Supplied records:
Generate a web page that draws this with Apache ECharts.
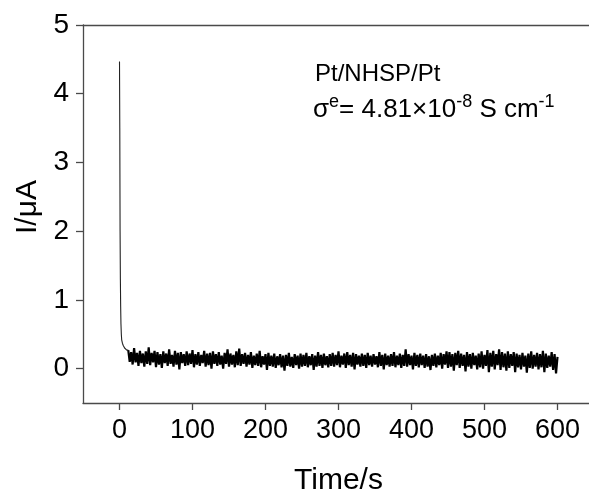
<!DOCTYPE html>
<html>
<head>
<meta charset="utf-8">
<script src="https://cdn.jsdelivr.net/npm/echarts@6/dist/echarts.min.js"></script>
<style>
  html, body { margin: 0; padding: 0; background: #fff; }
  #chart { width: 589px; height: 496px; }
</style>
</head>
<body>
<div id="chart"></div>
<script>
// initial decay right after the step (s, µA)
const decayTime = [0, 0.4, 0.8, 1.2, 1.6, 2, 2.5, 3, 4, 5, 6, 7, 8, 9, 10, 11, 12];
const decayCurrent = [4.47, 3.5, 2.0, 1.3, 0.9, 0.65, 0.5, 0.42, 0.37, 0.34, 0.32, 0.3, 0.29, 0.28, 0.27, 0.26, 0.27];

// steady-state current, sampled every 2 s from 12 s to 600 s
const baseStart = 12;
const baseStep = 2;
const baseCurrent = [
  0.27, 0.10, 0.24, 0.06, 0.30, 0.09, 0.23, 0.04, 0.26, 0.08, 0.22, 0.03, 0.25, 0.07, 0.31, 0.05, 0.23, 0.09, 0.26, 0.02,
  0.24, 0.06, 0.21, 0.01, 0.25, 0.08, 0.22, 0.04, 0.28, 0.07, 0.20, 0.03, 0.26, 0.06, 0.23, -0.01, 0.24, 0.08, 0.21, 0.04,
  0.25, 0.05, 0.22, 0.07, 0.27, 0.02, 0.21, 0.06, 0.24, 0.04, 0.20, 0.08, 0.26, 0.03, 0.22, 0.05, 0.23, 0.00, 0.25, 0.07,
  0.21, 0.04, 0.24, 0.06, 0.19, 0.00, 0.23, 0.07, 0.28, 0.03, 0.22, 0.06, 0.20, 0.02, 0.25, 0.05, 0.29, 0.04, 0.21, 0.07,
  0.23, 0.03, 0.20, 0.06, 0.24, 0.01, 0.19, 0.05, 0.22, 0.04, 0.26, 0.02, 0.18, 0.06, 0.21, -0.02, 0.23, 0.04, 0.19, 0.03,
  0.22, 0.01, 0.18, 0.05, 0.21, 0.02, 0.19, -0.03, 0.20, 0.04, 0.23, 0.03, 0.17, 0.01, 0.21, 0.05, 0.19, 0.00, 0.22, 0.03,
  0.20, 0.04, 0.23, 0.02, 0.18, 0.05, 0.21, -0.02, 0.19, 0.03, 0.24, 0.04, 0.20, 0.01, 0.22, 0.05, 0.18, 0.02, 0.21, 0.04,
  0.23, 0.03, 0.20, 0.05, 0.25, 0.02, 0.19, 0.06, 0.22, 0.01, 0.24, 0.05, 0.20, 0.03, 0.23, -0.01, 0.21, 0.06, 0.19, 0.03,
  0.22, 0.04, 0.20, 0.01, 0.23, 0.05, 0.19, 0.03, 0.21, 0.06, 0.18, 0.02, 0.24, 0.04, 0.20, -0.01, 0.22, 0.05, 0.19, 0.03,
  0.21, 0.04, 0.24, 0.02, 0.19, 0.05, 0.22, 0.01, 0.20, 0.04, 0.28, 0.03, 0.21, 0.05, 0.19, -0.01, 0.23, 0.04, 0.20, 0.02,
  0.22, 0.05, 0.19, 0.01, 0.21, 0.03, 0.18, -0.02, 0.20, 0.04, 0.22, 0.02, 0.19, 0.05, 0.23, 0.00, 0.21, 0.06, 0.25, 0.01,
  0.24, 0.03, 0.21, -0.03, 0.23, 0.05, 0.26, 0.01, 0.22, 0.04, 0.20, -0.04, 0.24, 0.03, 0.21, 0.00, 0.23, 0.05, 0.19, -0.01,
  0.22, 0.02, 0.25, 0.00, 0.20, 0.04, 0.27, -0.05, 0.23, 0.03, 0.26, -0.01, 0.21, 0.05, 0.28, -0.02, 0.24, 0.02, 0.22, -0.03,
  0.25, 0.01, 0.21, 0.04, 0.24, -0.05, 0.22, 0.02, 0.20, -0.01, 0.23, 0.03, 0.19, -0.06, 0.22, 0.01, 0.25, 0.00, 0.20, 0.03,
  0.23, -0.01, 0.21, 0.02, 0.26, -0.05, 0.22, 0.01, 0.19, 0.03, 0.24, -0.02, 0.21, -0.07, 0.17
];

const xTicks = [0, 100, 200, 300, 400, 500, 600];
const yTicks = [0, 1, 2, 3, 4, 5];

const decayPoints = decayTime.map((t, i) => [t, decayCurrent[i]]);
const basePoints = baseCurrent.map((v, i) => [baseStart + i * baseStep, v]);

const axisColor = '#4a4a4a';
const font = 'Liberation Sans, Arial, sans-serif';

const chart = echarts.init(document.getElementById('chart'));
chart.setOption({
  animation: false,
  grid: { left: 83, top: 25, right: -5, bottom: 93, outerBoundsMode: 'none', containLabel: false },
  xAxis: [{
    type: 'value',
    min: -50, max: 650,
    name: 'Time/s',
    nameLocation: 'middle',
    nameGap: 63,
    nameTextStyle: { fontFamily: font, fontSize: 30, color: '#000' },
    axisLine: { onZero: false, lineStyle: { color: axisColor, width: 1.3 } },
    axisTick: { show: true, inside: false, length: 7, customValues: xTicks, lineStyle: { color: axisColor, width: 1.3 } },
    axisLabel: { customValues: xTicks, margin: 14, fontFamily: font, fontSize: 27, color: '#000' },
    splitLine: { show: false }
  }, {
    // top frame line only
    type: 'value',
    position: 'top',
    min: -50, max: 650,
    axisLine: { show: true, onZero: false, lineStyle: { color: axisColor, width: 1.3 } },
    axisTick: { show: false },
    axisLabel: { show: false },
    splitLine: { show: false }
  }],
  yAxis: {
    type: 'value',
    min: -0.5, max: 5,
    name: 'I/μA',
    nameLocation: 'middle',
    nameGap: 40,
    nameRotate: 90,
    nameTextStyle: { fontFamily: font, fontSize: 30, color: '#000', padding: [0, 0, 0, 14] },
    axisLine: { onZero: false, lineStyle: { color: axisColor, width: 1.3 } },
    axisTick: { show: true, inside: false, length: 7, customValues: yTicks, lineStyle: { color: axisColor, width: 1.3 } },
    axisLabel: { customValues: yTicks, margin: 14, fontFamily: font, fontSize: 28, color: '#000' },
    splitLine: { show: false }
  },
  series: [{
    type: 'line',
    data: decayPoints,
    showSymbol: false,
    symbol: 'none',
    lineStyle: { color: '#222', width: 1.1 }
  }, {
    type: 'line',
    data: basePoints,
    showSymbol: false,
    symbol: 'none',
    sampling: false,
    lineStyle: { color: '#000', width: 2.2 }
  }],
  graphic: [
    {
      type: 'text', left: 315, top: 62,
      style: { text: 'Pt/NHSP/Pt', fontFamily: font, fontSize: 24, fill: '#000' }
    },
    {
      type: 'text', left: 313, top: 93,
      style: {
        text: '{b|σ}{s|e}{b|= 4.81×10}{s|-8}{b| S cm}{s|-1}',
        rich: {
          b: { fontFamily: font, fontSize: 26, fill: '#000', lineHeight: 30, verticalAlign: 'bottom' },
          s: { fontFamily: font, fontSize: 18, fill: '#000', lineHeight: 30, verticalAlign: 'top' }
        }
      }
    }
  ]
});
</script>
</body>
</html>
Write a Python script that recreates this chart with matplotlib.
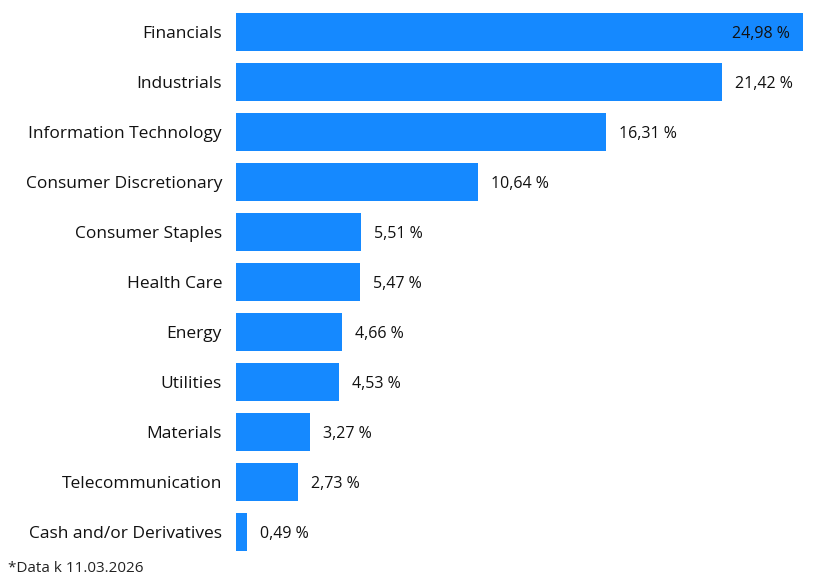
import matplotlib
matplotlib.use("Agg")
import matplotlib.pyplot as plt

categories = ["Financials", "Industrials", "Information Technology",
              "Consumer Discretionary", "Consumer Staples", "Health Care",
              "Energy", "Utilities", "Materials", "Telecommunication",
              "Cash and/or Derivatives"]
weights = [24.98, 21.42, 16.31, 10.64, 5.51, 5.47, 4.66, 4.53, 3.27, 2.73, 0.49]
footnote = "*Data k 11.03.2026"

BAR_COLOR = "#1589ff"
plt.rcParams["font.family"] = ["Open Sans", "DejaVu Sans"]

W, H = 816, 588
fig = plt.figure(figsize=(W / 100, H / 100), dpi=100)
ax = fig.add_axes([236 / W, 1 - 557 / H, (806 - 236) / W, 550 / H])

y = list(range(len(categories)))
ax.barh(y, weights, height=0.76, color=BAR_COLOR)
ax.set_ylim(len(categories) - 0.5, -0.5)
ax.set_xlim(0, 24.98 * 570 / 567)

ax.set_yticks(y)
ax.set_yticklabels(categories, fontsize=12.5, color="#111111")
ax.tick_params(axis="y", length=0, pad=10)
ax.set_xticks([])
for s in ax.spines.values():
    s.set_visible(False)

# px -> data units along x
px = ax.get_xlim()[1] / 570
for i, v in enumerate(weights):
    lab = f"{v:.2f}".replace(".", ",") + " %"
    if v > 23:
        ax.text(v - 13 * px, i, lab, ha="right", va="center_baseline", fontsize=11.5, color="#111111")
    else:
        ax.text(v + 13 * px, i, lab, ha="left", va="center_baseline", fontsize=11.5, color="#111111")

fig.text(8 / W, 1 - 568 / H, footnote, ha="left", va="center", fontsize=11, color="#222222")

fig.savefig("out.png", dpi=100)
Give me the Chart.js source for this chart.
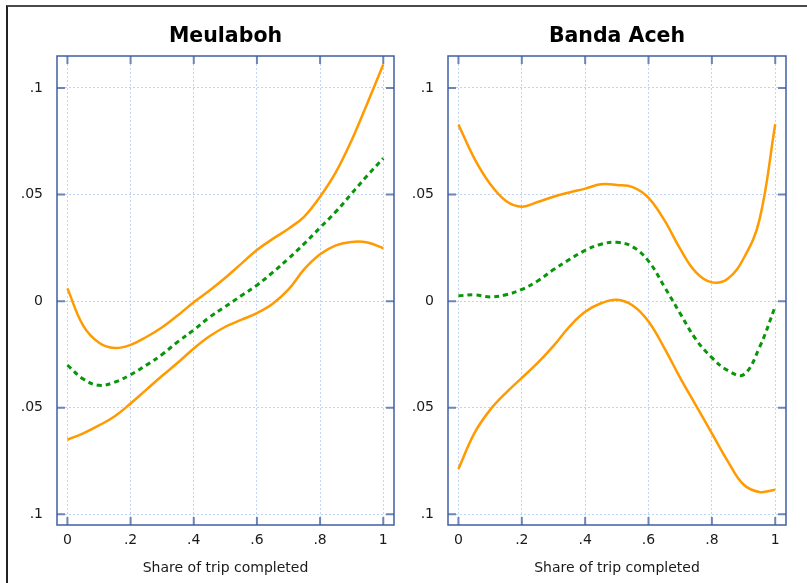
<!DOCTYPE html>
<html>
<head>
<meta charset="utf-8">
<script src="https://cdn.jsdelivr.net/npm/chart.js@4"></script>
<style>
html, body { margin: 0; padding: 0; background: #fff; }
#wrap { position: relative; width: 807px; height: 583px; overflow: hidden; background: #fff; }
#frame { position: absolute; left: 6px; top: 5px; width: 900px; height: 700px; border-top: 2px solid #4a4a4a; border-left: 2px solid #222; }
canvas { position: absolute; top: 0; }
</style>
</head>
<body>
<div id="wrap">
  <div id="frame"></div>
  <canvas id="meulaboh" width="400" height="583" style="left:0px"></canvas>
  <canvas id="banda" width="407" height="583" style="left:400px"></canvas>
</div>
<script>
// share of trip completed (x positions of the smoothed curves)
const shareX = [0, .05, .1, .15, .2, .25, .3, .35, .4, .45, .5, .55, .6, .65, .7, .75, .8, .85, .9, .95, 1];

// Meulaboh
const meuUpper = [0.006, -0.0115, -0.0195, -0.022, -0.0205, -0.0168, -0.0122, -0.0066, -0.0005, 0.005, 0.011, 0.0175, 0.0240, 0.0292, 0.0340, 0.0397, 0.0490, 0.0605, 0.0755, 0.093, 0.111];
const meuMean  = [-0.030, -0.0365, -0.0395, -0.038, -0.0345, -0.030, -0.025, -0.019, -0.0135, -0.0075, -0.0025, 0.0025, 0.0075, 0.0135, 0.020, 0.027, 0.0345, 0.042, 0.0505, 0.059, 0.067];
const meuLower = [-0.065, -0.062, -0.0583, -0.054, -0.048, -0.0415, -0.035, -0.0288, -0.0222, -0.0165, -0.012, -0.0088, -0.0056, -0.0012, 0.0055, 0.0150, 0.0220, 0.0262, 0.0278, 0.0275, 0.0248];

// Banda Aceh
const bandaUpper = [0.0828, 0.067, 0.055, 0.047, 0.0443, 0.0465, 0.049, 0.051, 0.0528, 0.0548, 0.0545, 0.0535, 0.0485, 0.038, 0.0245, 0.0135, 0.0088, 0.0105, 0.020, 0.038, 0.083];
const bandaMean  = [0.0025, 0.003, 0.002, 0.003, 0.0055, 0.0095, 0.0148, 0.0195, 0.0238, 0.0267, 0.0276, 0.0255, 0.0188, 0.0068, -0.0058, -0.018, -0.0265, -0.0325, -0.0345, -0.0218, -0.0025];
const bandaLower = [-0.0787, -0.062, -0.051, -0.043, -0.036, -0.029, -0.021, -0.012, -0.005, -0.001, 0.0007, -0.002, -0.0095, -0.022, -0.036, -0.049, -0.062, -0.075, -0.086, -0.0895, -0.0885];

// axis ticks and their labels (as printed in the original, without minus signs)
const xTicks = [0, .2, .4, .6, .8, 1];
const xTickLabels = ['0', '.2', '.4', '.6', '.8', '1'];
const yTicks = [-0.1, -0.05, 0, 0.05, 0.1];
const yTickLabels = ['.1', '.05', '0', '.05', '.1'];

const axisColor = '#3f5fa3';
const tickColor = '#6d84b6';
const gridColor = '#c0d5f5';
const orange = '#ff9a00';
const green = '#0a960a';

Chart.defaults.font.family = '"DejaVu Sans", Verdana, sans-serif';
Chart.defaults.color = '#1a1a1a';

// plot frame on four sides with inward tick marks, like the original
const frameTicks = {
  id: 'frameTicks',
  afterDraw(chart) {
    const {ctx, chartArea: a, scales: {x, y}} = chart;
    ctx.save();
    ctx.strokeStyle = tickColor;
    ctx.lineWidth = 2;
    ctx.beginPath();
    xTicks.forEach(v => {
      const px = x.getPixelForValue(v);
      ctx.moveTo(px, a.bottom); ctx.lineTo(px, a.bottom - 8);
      ctx.moveTo(px, a.top); ctx.lineTo(px, a.top + 8);
    });
    yTicks.forEach(v => {
      const py = y.getPixelForValue(v);
      ctx.moveTo(a.left, py); ctx.lineTo(a.left + 8, py);
      ctx.moveTo(a.right, py); ctx.lineTo(a.right - 8, py);
    });
    ctx.stroke();
    ctx.strokeStyle = axisColor;
    ctx.lineWidth = 1.5;
    ctx.strokeRect(a.left, a.top, a.right - a.left, a.bottom - a.top);
    ctx.restore();
  }
};

function pts(arr) {
  return shareX.map((x, i) => ({x: x, y: arr[i]}));
}

function makePanel(id, title, upper, mean, lower, yWidth, padRight) {
  return new Chart(document.getElementById(id), {
    type: 'line',
    data: {
      datasets: [
        {data: pts(upper), borderColor: orange, borderWidth: 2.5, pointRadius: 0, tension: 0.4, fill: false},
        {data: pts(lower), borderColor: orange, borderWidth: 2.5, pointRadius: 0, tension: 0.4, fill: false},
        {data: pts(mean), borderColor: green, borderWidth: 3, borderDash: [5, 4], pointRadius: 0, tension: 0.4, fill: false}
      ]
    },
    options: {
      responsive: false,
      animation: false,
      layout: {padding: {left: 0, right: padRight, top: 0, bottom: 0}},
      plugins: {
        legend: {display: false},
        tooltip: {enabled: false},
        title: {
          display: true,
          text: title,
          fullSize: false,
          color: '#000',
          font: {size: 20.5, weight: 'bold'},
          padding: {top: 24, bottom: 7.4}
        }
      },
      scales: {
        x: {
          type: 'linear',
          min: -0.033,
          max: 1.034,
          afterBuildTicks: s => { s.ticks = xTicks.map(v => ({value: v})); },
          afterFit: s => { s.height = 58; },
          ticks: {
            callback: (v, i) => xTickLabels[i],
            padding: 7,
            maxRotation: 0,
            autoSkip: false,
            font: {size: 14}
          },
          grid: {color: gridColor, lineWidth: 1, drawTicks: false},
          border: {display: false, dash: [2, 2]},
          title: {
            display: true,
            text: 'Share of trip completed',
            font: {size: 14},
            padding: {top: 4, bottom: 6}
          }
        },
        y: {
          type: 'linear',
          min: -0.105,
          max: 0.115,
          afterBuildTicks: s => { s.ticks = yTicks.map(v => ({value: v})); },
          afterFit: s => { s.width = yWidth; },
          ticks: {
            callback: (v, i) => yTickLabels[i],
            padding: 14,
            font: {size: 14}
          },
          grid: {color: gridColor, lineWidth: 1, drawTicks: false},
          border: {display: false, dash: [2, 2]}
        }
      }
    },
    plugins: [frameTicks]
  });
}

makePanel('meulaboh', 'Meulaboh', meuUpper, meuMean, meuLower, 57, 6);
makePanel('banda', 'Banda Aceh', bandaUpper, bandaMean, bandaLower, 48, 21);
</script>
</body>
</html>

What you need to do: Reproduce the material above from its first line through the line containing "0.27, 0.26, 0.27];", both ends included, and skip every picture.

In response:
Generate a web page that draws this with Apache ECharts.
<!DOCTYPE html>
<html>
<head>
<meta charset="utf-8">
<script src="https://cdn.jsdelivr.net/npm/echarts@6/dist/echarts.min.js"></script>
<style>
  html, body { margin: 0; padding: 0; background: #fff; }
  #chart { width: 589px; height: 496px; }
</style>
</head>
<body>
<div id="chart"></div>
<script>
// initial decay right after the step (s, µA)
const decayTime = [0, 0.4, 0.8, 1.2, 1.6, 2, 2.5, 3, 4, 5, 6, 7, 8, 9, 10, 11, 12];
const decayCurrent = [4.47, 3.5, 2.0, 1.3, 0.9, 0.65, 0.5, 0.42, 0.37, 0.34, 0.32, 0.3, 0.29, 0.28, 0.27, 0.26, 0.27];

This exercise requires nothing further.